If ${\bf v}=(v_1,v_2)$, ${\bf w}=(w_1,w_2)$ and ${\bf z}=(z_1,z_2)$, then your vector equation is equivalent to \begin{align} v_1=tw_1+z_1\tag{1}\\ v_2=tw_2+z_2\tag{2} \end{align}
Case 1: If $w_1\neq0$, then $(1)$ is equivalent to $$ t=\frac{v_1-z_1}{w_1} $$ and substituting in $(2)$ and rearranging gives $$ v_2=\left(\frac{w_2}{w_1}\right)v_1+\left(z_2-\frac{z_1w_2}{w_1}\right) $$ In this case, the solution set is $L_{m,b}$ where $m=\frac{w_2}{w_1}$ and $b=z_2-\frac{z_1w_2}{w_1}$.
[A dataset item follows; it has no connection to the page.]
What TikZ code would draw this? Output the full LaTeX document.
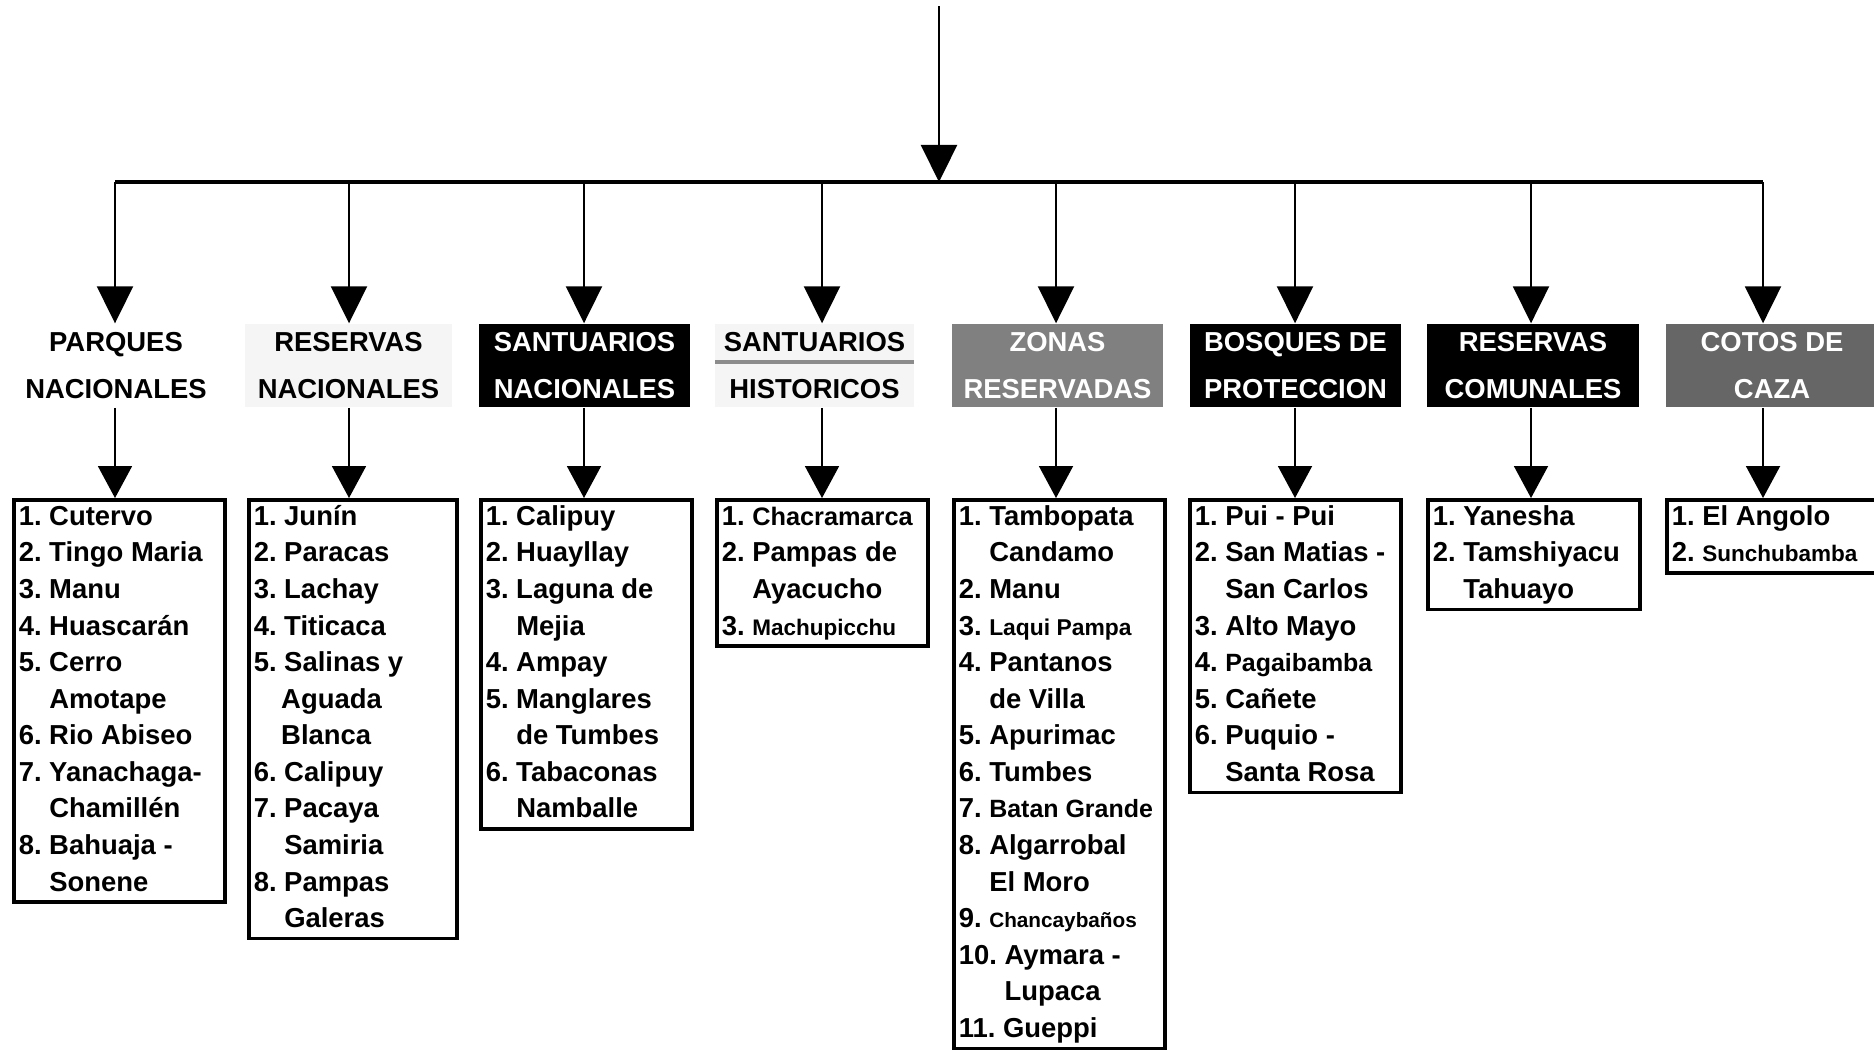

Case 2: If $w_1=0$, then $v_1=z_1$. If $w_2=0$ also, then $v_2=z_2$ is constant so the solution set is the point $\{{\bf z}\}$ which is not a line. If $w_2\neq0$ then the solution set is $V_c$ with $c=z_1$ (since $v_2$ varies through $\mathbb{R}$ when you let $t$ vary through $\mathbb{R}$).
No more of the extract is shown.